Place-Based Education — The Framework
Penetito draws on a global tradition (Gruenewald, Sobel, Orr) but grounds it specifically in Aotearoa contexts. Key dimensions:
Local as starting point, not limitation
Place-based learning begins with what students can see, touch, and know — the local river, the marae, the market garden, the industrial site. This is not anti-intellectual provincialism but the recognition that all knowledge is ultimately situated. Starting locally builds the conceptual muscles for thinking globally.
Ecological understanding
Students who understand the ecology of their place — its rivers, soils, species, and seasons — are learning science, history, geography, and values simultaneously. Penetito, influenced by Māori environmental ethics, argues this is not peripheral learning but foundational to responsible citizenship.
Community knowledge as curriculum
The expertise that matters in a community — the fisher who knows the tides, the kaumātua who knows the history, the farmer who knows the land — is curriculum. Schools that ignore this expertise impoverish their students and insult their communities.
Classroom Implications
- Name your place explicitly. Whose land is your school on? What iwi, what hapū? What are the significant natural landmarks? What happened here? These are not ritual acknowledgements but starting points for curriculum.
- Take students outside. Learning that begins in the local environment — a river study, a food garden, a community project — has higher engagement and retention than equivalent learning confined to classrooms.
- Invite community expertise in. What do your students' whānau know? A kaumātua, a builder, a nurse, a farmer — these people carry curriculum. Honour that by bringing it into your class.
- Connect units to local issues. The social studies unit on resource management becomes more powerful when it's about the actual river students can visit. Abstract becomes concrete; learning becomes applicable.
Academic References & Further Reading
- Penetito, W. (2010). What's Māori About Māori Education? The struggle for a meaningful context. Victoria University Press. · Google Scholar ↗
- Penetito, W. (1988). Maori education for a just society. He Parekereke: An Institute for Research and Development in Maori and Pacific Education. · Google Scholar ↗
- Gruenewald, D.A. (2003). The best of both worlds: A critical pedagogy of place. Educational Researcher, 32(4), 3–12. · Google Scholar ↗
- Smith, L.T. (1999). Decolonizing Methodologies: Research and Indigenous Peoples. Zed Books / University of Otago Press. Context for Penetito's decolonisation framing. · Google Scholar ↗
Mātauranga Māori Lens
Penetito's work on place-based Māori education is grounded in the tūrangawaewae principle: "the place where I stand." His argument is that genuine Māori education must be rooted in the specific geographical, cultural, and ecological reality of the learner's own place — not a generic national identity, but a particular relationship between iwi, hapū, and whenua. This is mātauranga Māori as curriculum design: the local knowledge systems of tangata whenua are the starting points for all learning, not supplementary enrichment.

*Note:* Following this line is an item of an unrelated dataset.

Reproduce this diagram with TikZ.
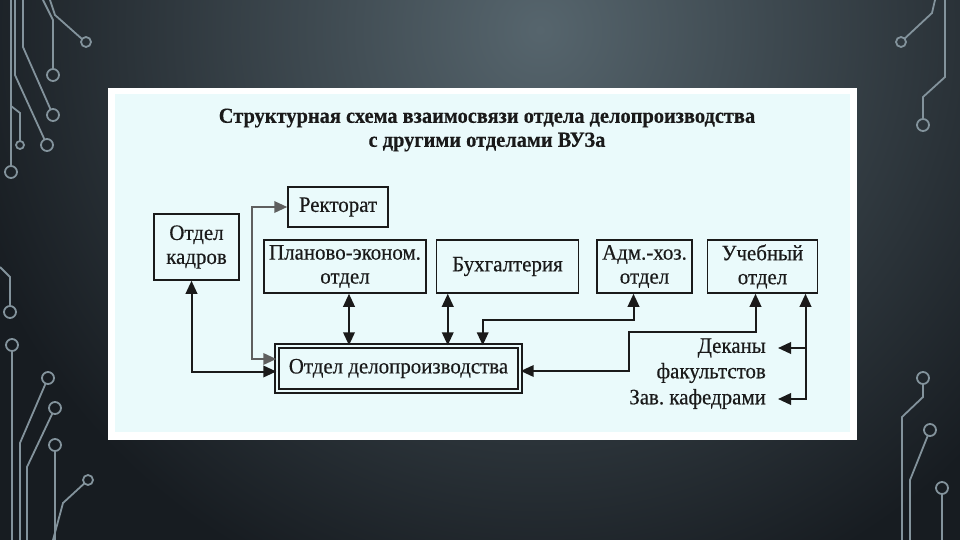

Kaitiakitanga, in Penetito's framework, is not an environmental concept to be studied — it is the organising principle of how we understand our relationship to place. Whakapapa connects learners to their land, their water, and their ecological responsibilities. His critique of "culturally responsive" approaches that remain fundamentally Eurocentric in their curriculum architecture challenges teachers to ask: is mātauranga Māori the foundation here, or is it decoration? Genuine tikanga-based place education changes what you teach, not just how you teach it.
🌿 Use this in classroom
Research the iwi and hapū of your school's location before designing your first unit. Invite a local kaumātua or iwi representative to co-design one unit per year. Connect curriculum content to local whenua and waterways — not generically, but specifically. Penetito's place-based approach and whanaungatanga are natural partners: knowing your place is the same as knowing your relationships.